Problem details: The line holding "y_ticks = [0, 20, 40, 60, 80, 100, 120]" is the last one to output; start at the first line of the data, keep every line in between exactly, and leave out pictures.
-- START OF Records shown --
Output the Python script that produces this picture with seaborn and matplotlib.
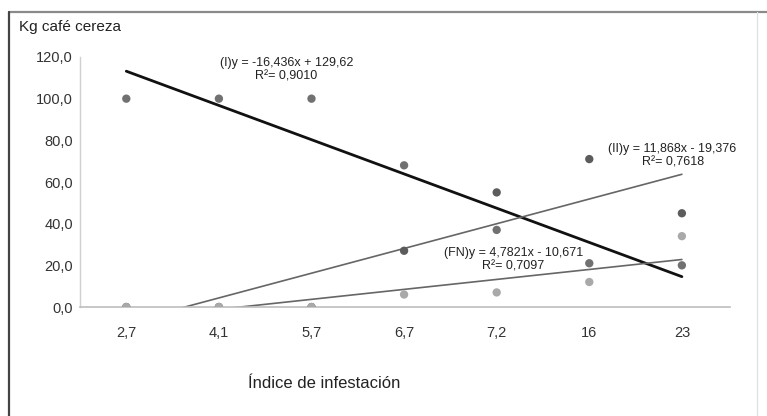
import numpy as np
import pandas as pd
import matplotlib
matplotlib.use("Agg")
import matplotlib.pyplot as plt
from matplotlib.lines import Line2D
import seaborn as sns

categories = ["2,7", "4,1", "5,7", "6,7", "7,2", "16", "23"]
serie_I = [100, 100, 100, 68, 37, 21, 20]
serie_II = [0, 0, 0, 27, 55, 71, 45]
serie_FN = [0, 0, 0, 6, 7, 12, 34]
y_ticks = [0, 20, 40, 60, 80, 100, 120]

# trendline coefficients as printed on the chart (x = 1..7)
slopes = {"I": -16.436, "II": 11.868, "FN": 4.7821}
intercepts = {"I": 129.62, "II": -19.376, "FN": -10.671}
labels = {
    "I": "(I)y = -16,436x + 129,62\nR²= 0,9010",
    "II": "(II)y = 11,868x - 19,376\nR²= 0,7618",
    "FN": "(FN)y = 4,7821x - 10,671\nR²= 0,7097",
}

sns.set_style("white")
plt.rcParams["font.family"] = ["Liberation Sans", "DejaVu Sans"]

df = pd.DataFrame({
    "pos": list(range(7)) * 3,
    "kg": serie_I + serie_II + serie_FN,
    "serie": ["I"] * 7 + ["II"] * 7 + ["FN"] * 7,
})

fig = plt.figure(figsize=(7.67, 4.16), dpi=100)
ax = fig.add_axes([0.1043, 0.262, 0.8475, 0.601])

palette = {"I": "#717171", "II": "#5c5c5c", "FN": "#a9a9a9"}
sns.scatterplot(data=df, x="pos", y="kg", hue="serie", palette=palette,
                s=36, edgecolor="none", legend=False, ax=ax, zorder=3)

xs = np.linspace(0, 6, 200)
styles = {"I": ("#111111", 2.0), "II": ("#666666", 1.2), "FN": ("#666666", 1.2)}
for k in ["I", "II", "FN"]:
    ys = slopes[k] * (xs + 1) + intercepts[k]
    col, lw = styles[k]
    ax.plot(xs, ys, color=col, lw=lw, zorder=2)

ann_pos = {"I": (1.73, 114), "II": (5.9, 72.5), "FN": (4.18, 22.6)}
for k, (px, py) in ann_pos.items():
    ax.text(px, py, labels[k], ha="center", va="center", fontsize=9,
            color="#222222", linespacing=1.2, zorder=4)

ax.set_xlim(-0.5, 6.52)
ax.set_ylim(0, 120)
ax.set_xticks(range(7))
ax.set_xticklabels(categories)
ax.set_yticks(y_ticks)
ax.set_yticklabels([f"{v:.1f}".replace(".", ",") for v in y_ticks])
ax.tick_params(axis="both", length=0, labelsize=10.5, labelcolor="#333333")
ax.tick_params(axis="x", pad=14)
ax.tick_params(axis="y", pad=5)
ax.set_xlabel("")
ax.set_ylabel("")
for side in ["top", "right"]:
    ax.spines[side].set_visible(False)
ax.spines["left"].set_color("#d0d0d0")
ax.spines["bottom"].set_color("#bdbdbd")
ax.spines["left"].set_linewidth(1.0)
ax.spines["bottom"].set_linewidth(1.2)
ax.patch.set_alpha(0)

fig.text(19 / 767, 1 - 27 / 416, "Kg café cereza", fontsize=11, color="#222222",
         ha="left", va="center")
fig.text(248 / 767, 1 - 383 / 416, "Índice de infestación", fontsize=12,
         color="#222222", ha="left", va="center")

# outer frame
fig.add_artist(Line2D([9 / 767, 1], [1 - 12 / 416] * 2, color="#8a8a8a", lw=1.6))
fig.add_artist(Line2D([9 / 767] * 2, [0, 1 - 12 / 416], color="#444444", lw=1.6))
fig.add_artist(Line2D([757 / 767] * 2, [0, 1 - 12 / 416], color="#e2e2e2", lw=1.0))

fig.savefig("out.png", dpi=100)
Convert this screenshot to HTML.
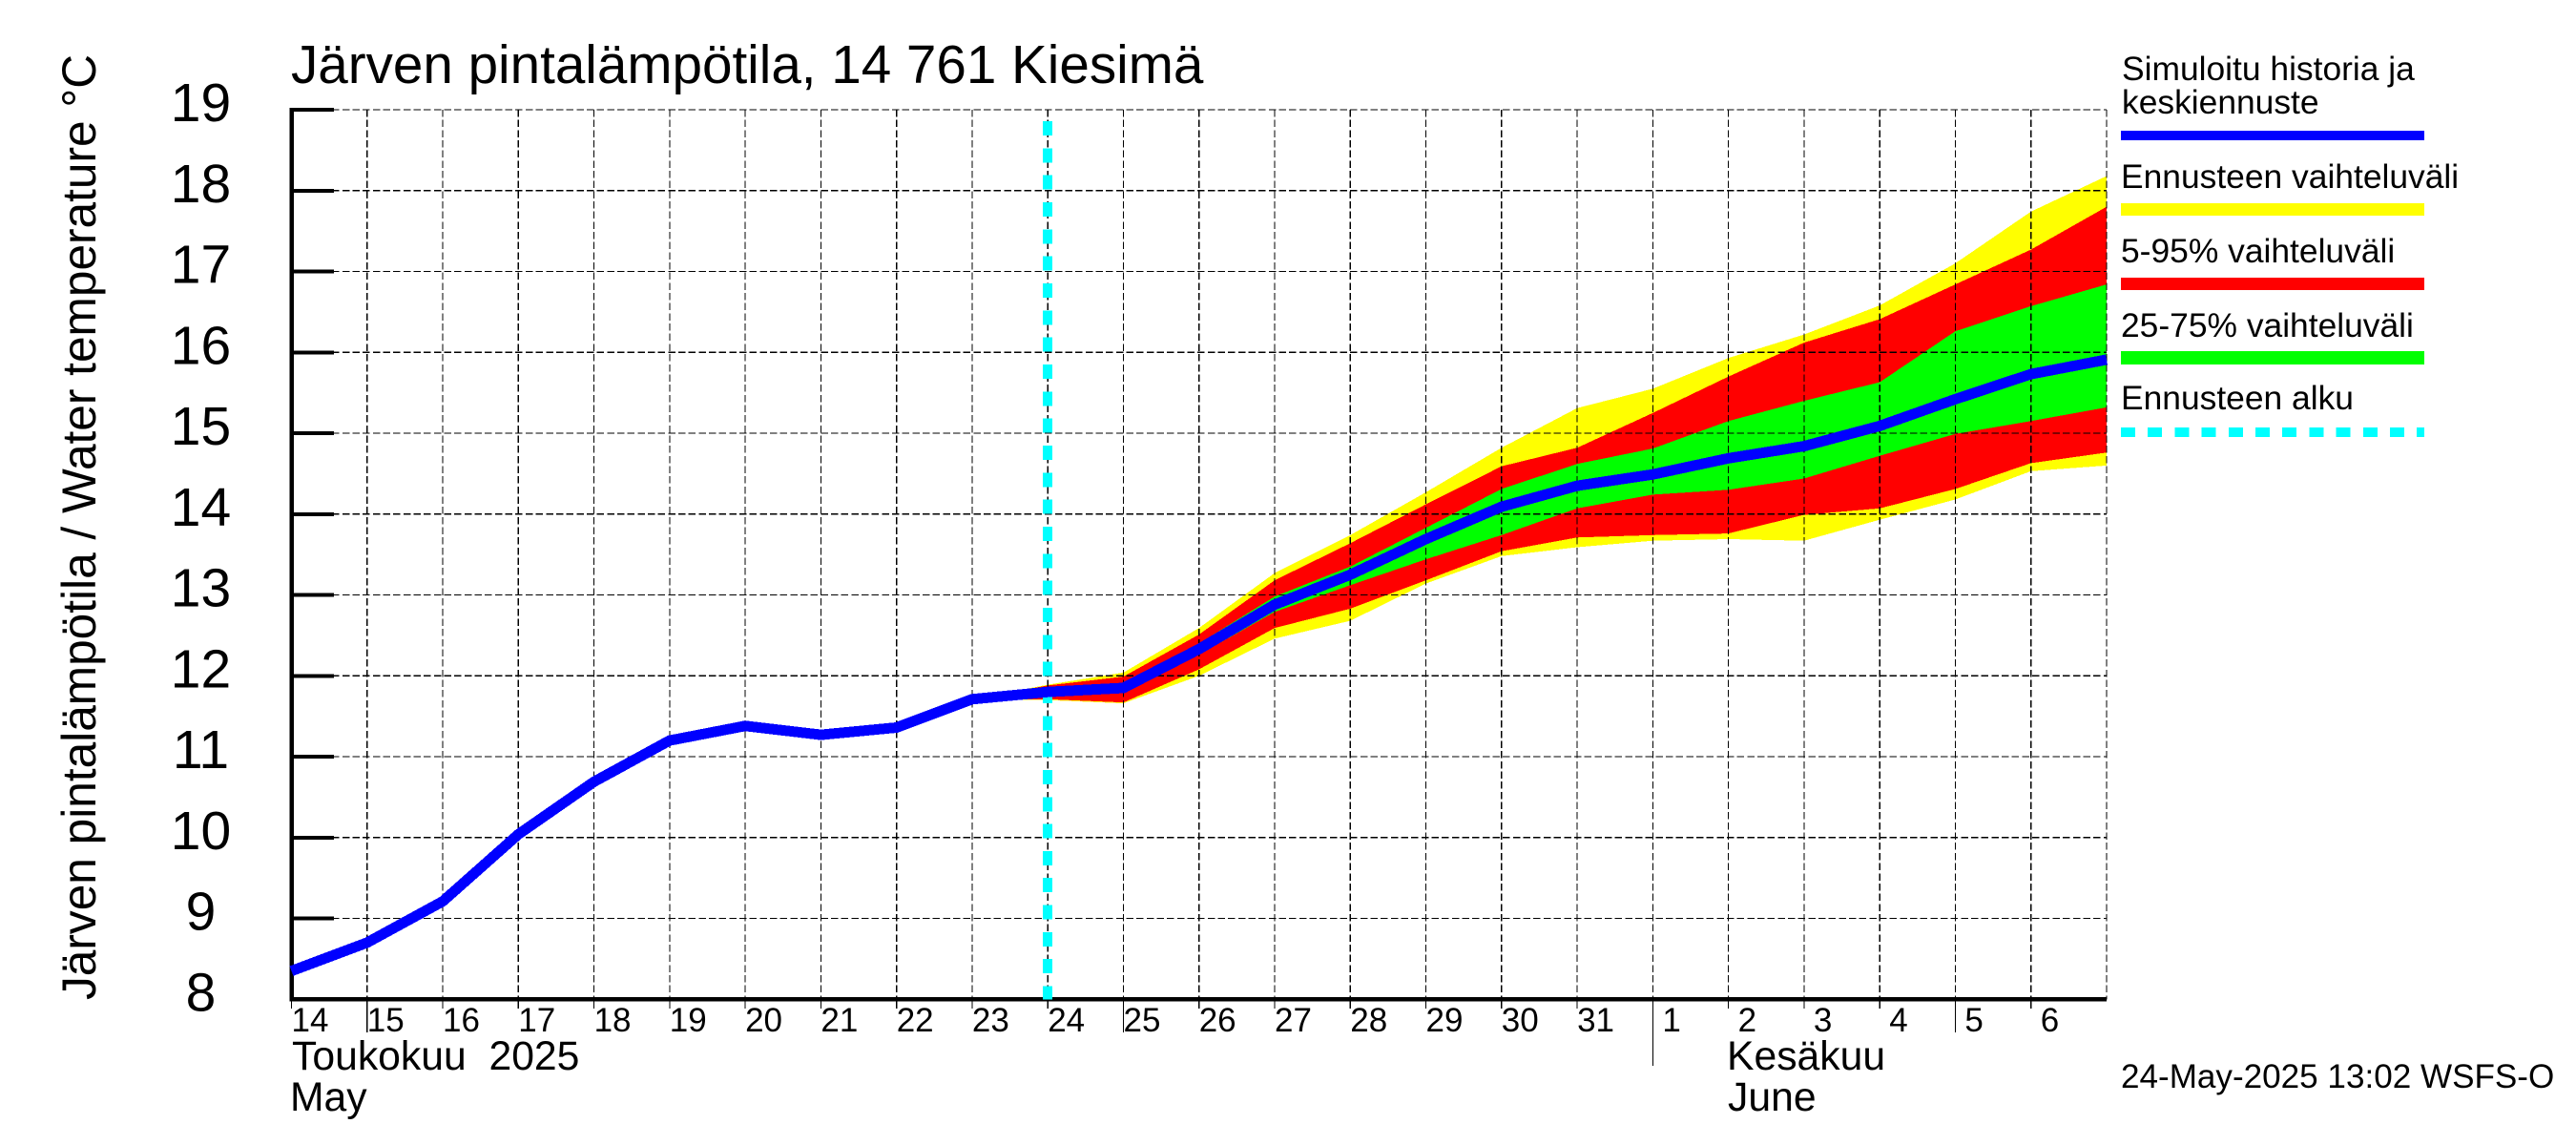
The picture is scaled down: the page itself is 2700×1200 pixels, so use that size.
<!DOCTYPE html>
<html lang="fi">
<head>
<meta charset="utf-8">
<title>Järven pintalämpötila, 14 761 Kiesimä</title>
<style>
html,body{margin:0;padding:0;background:#fff;}
svg{display:block;font-family:"Liberation Sans",sans-serif;fill:#000;}
</style>
</head>
<body>
<svg id="chart" xmlns="http://www.w3.org/2000/svg" width="2700" height="1200" viewBox="0 0 2700 1200">
  <rect x="0" y="0" width="2700" height="1200" fill="#ffffff"/>
  <g id="bands"></g>
  <g id="grid"></g>
  <g id="axes"></g>
  <line id="startLine" stroke="#00ffff" stroke-width="10" stroke-dasharray="15 13.33" shape-rendering="crispEdges"/>
  <polyline id="history" fill="none" stroke="#0000ff" stroke-width="11" stroke-linejoin="round" shape-rendering="crispEdges"/>
  <g id="labels"></g>

  <text x="305" y="87" font-size="56.6">Järven pintalämpötila, 14 761 Kiesimä</text>
  <text transform="translate(100 1048) rotate(-90)" font-size="49.6">Järven pintalämpötila / Water temperature °C</text>

  <text x="306" y="1121" font-size="42.7" xml:space="preserve">Toukokuu  2025</text>
  <text x="304" y="1164" font-size="42.7">May</text>
  <text x="1810" y="1121" font-size="42.7">Kesäkuu</text>
  <text x="1811" y="1164" font-size="42.7">June</text>

  <g>
    <text x="2224" y="84" font-size="35.4">Simuloitu historia ja</text>
    <text x="2224" y="119" font-size="35.4">keskiennuste</text>
    <rect x="2223" y="137" width="318" height="10" fill="#0000ff"/>
    <text x="2223" y="197" font-size="35.4">Ennusteen vaihteluväli</text>
    <rect x="2223" y="213" width="318" height="13" fill="#ffff00"/>
    <text x="2223" y="275" font-size="35.4">5-95% vaihteluväli</text>
    <rect x="2223" y="291" width="318" height="13" fill="#ff0000"/>
    <text x="2223" y="353" font-size="35.4">25-75% vaihteluväli</text>
    <rect x="2223" y="368" width="318" height="14" fill="#00ff00"/>
    <text x="2223" y="429" font-size="35.4">Ennusteen alku</text>
    <line x1="2223" y1="453" x2="2541" y2="453" stroke="#00ffff" stroke-width="10" stroke-dasharray="15 13.2" shape-rendering="crispEdges"/>
  </g>

  <text x="2223" y="1140" font-size="35.1">24-May-2025 13:02 WSFS-O</text>
</svg>

<script>
// ---- chart data ----
const dayLabels = ["14","15","16","17","18","19","20","21","22","23","24","25","26","27","28","29","30","31","1","2","3","4","5","6"];
const yTicks = [8,9,10,11,12,13,14,15,16,17,18,19];
const firstDay = 14;
const lastDay = 38;
const forecastStartDay = 24;
const bandFirstDay = 23;
const longTickDays = [15,25,36];
const monthTickDays = [32];

const historyValues = [8.35,8.70,9.21,10.04,10.69,11.20,11.38,11.27,11.36,11.71,11.80,11.85,12.33,12.88,13.25,13.69,14.09,14.35,14.49,14.69,14.84,15.09,15.42,15.73,15.91];

const yellowHigh = [11.71,11.89,12.04,12.59,13.27,13.74,14.27,14.82,15.31,15.55,15.93,16.22,16.58,17.10,17.74,18.18];
const redHigh    = [11.71,11.88,11.99,12.51,13.18,13.64,14.12,14.59,14.82,15.25,15.70,16.12,16.41,16.84,17.27,17.80];
const greenHigh  = [11.71,11.85,11.91,12.40,12.98,13.35,13.83,14.31,14.62,14.81,15.15,15.40,15.63,16.26,16.57,16.84];
const greenLow   = [11.71,11.76,11.79,12.26,12.79,13.12,13.44,13.74,14.07,14.24,14.30,14.44,14.72,14.99,15.15,15.32];
const redLow     = [11.71,11.71,11.67,12.08,12.59,12.83,13.18,13.54,13.71,13.74,13.76,13.99,14.07,14.31,14.63,14.76];
const yellowLow  = [11.71,11.70,11.66,12.00,12.46,12.68,13.14,13.48,13.59,13.67,13.69,13.67,13.93,14.18,14.53,14.60];

// ---- axis functions ----
const X0 = 305.5, X_STEP = 79.27;
const Y_TOP = 115, Y_STEP = 84.75, Y_MAX = 19;
function xScale(day){ return X0 + (day - firstDay) * X_STEP; }
function yScale(v){ return Y_TOP + (Y_MAX - v) * Y_STEP; }

const NS = "http://www.w3.org/2000/svg";
function mk(tag, parentId, attrs){
  const e = document.createElementNS(NS, tag);
  for (const k in attrs) e.setAttribute(k, attrs[k]);
  document.getElementById(parentId).appendChild(e);
  return e;
}

// ---- bands ----
function bandPoints(high, low){
  const top = high.map((v,i) => xScale(bandFirstDay+i).toFixed(1)+","+yScale(v).toFixed(1));
  const bot = low.map((v,i) => xScale(bandFirstDay+i).toFixed(1)+","+yScale(v).toFixed(1)).reverse();
  return top.concat(bot).join(" ");
}
const yellowBand = mk("polygon","bands",{points:bandPoints(yellowHigh,yellowLow),fill:"#ffff00","shape-rendering":"crispEdges"});


const redBand = mk("polygon","bands",{points:bandPoints(redHigh,redLow),fill:"#ff0000","shape-rendering":"crispEdges"});


const greenBand = mk("polygon","bands",{points:bandPoints(greenHigh,greenLow),fill:"#00ff00","shape-rendering":"crispEdges"});



// ---- grid ----
const yBottom = yScale(8);
for (let d = firstDay; d <= lastDay; d++){
  const gl = mk("line","grid",{x1:xScale(d),x2:xScale(d),y1:Y_TOP,y2:yBottom,stroke:"#000","stroke-width":1.2,"stroke-dasharray":"7.5 3.17","shape-rendering":"crispEdges"});
  
  
}
yTicks.forEach(v => {
  const gl = mk("line","grid",{x1:xScale(firstDay),x2:xScale(lastDay),y1:yScale(v),y2:yScale(v),stroke:"#000","stroke-width":1.2,"stroke-dasharray":"7.5 3.17","shape-rendering":"crispEdges"});
  
  
});

// ---- axes ----
const yAxisLine = mk("line","axes",{x1:xScale(firstDay),x2:xScale(firstDay),y1:Y_TOP-2,y2:yBottom+2,stroke:"#000","stroke-width":4.5,"shape-rendering":"crispEdges"});


const xAxisLine = mk("line","axes",{x1:xScale(firstDay)-2,x2:xScale(lastDay),y1:yBottom,y2:yBottom,stroke:"#000","stroke-width":4.3,"shape-rendering":"crispEdges"});



yTicks.forEach(v => {
  if (v > 8){
    const t = mk("line","axes",{x1:xScale(firstDay),x2:350,y1:yScale(v),y2:yScale(v),stroke:"#000","stroke-width":4,"shape-rendering":"crispEdges"});
    
    
  }
  const lbl = mk("text","labels",{x:210.5,y:(yScale(v)+12).toFixed(1),"font-size":57,"text-anchor":"middle"});
  
  
  lbl.textContent = String(v);
});

dayLabels.forEach((txt,i) => {
  const d = firstDay + i;
  let end = 1057;
  if (longTickDays.includes(d)) end = 1082;
  if (monthTickDays.includes(d)) end = 1117;
  const t = mk("line","axes",{x1:xScale(d),x2:xScale(d),y1:yBottom,y2:end,stroke:"#000","stroke-width":1.2,"shape-rendering":"crispEdges"});
  
  
  const off = txt.length === 1 ? 10 : 0;
  const lbl = mk("text","labels",{x:(xScale(d)+off).toFixed(1),y:1081,"font-size":35});
  
  
  lbl.textContent = txt;
});

// ---- forecast start line ----
const startLine = document.getElementById("startLine");
const sx = xScale(forecastStartDay);
startLine.setAttribute("x1", sx);
startLine.setAttribute("x2", sx);
startLine.setAttribute("y1", 127);
startLine.setAttribute("y2", yBottom);

// ---- history / median line ----
document.getElementById("history").setAttribute("points",
  historyValues.map((v,i) => xScale(firstDay+i).toFixed(1)+","+yScale(v).toFixed(1)).join(" "));
</script>
</body>
</html>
-- END OF Records shown --
Answer to this task:
Output the Python script that produces this picture with seaborn and matplotlib.
import numpy as np
import pandas as pd
import matplotlib
matplotlib.use("Agg")
import matplotlib.pyplot as plt
from matplotlib.lines import Line2D
import seaborn as sns

categories = ["2,7", "4,1", "5,7", "6,7", "7,2", "16", "23"]
serie_I = [100, 100, 100, 68, 37, 21, 20]
serie_II = [0, 0, 0, 27, 55, 71, 45]
serie_FN = [0, 0, 0, 6, 7, 12, 34]
y_ticks = [0, 20, 40, 60, 80, 100, 120]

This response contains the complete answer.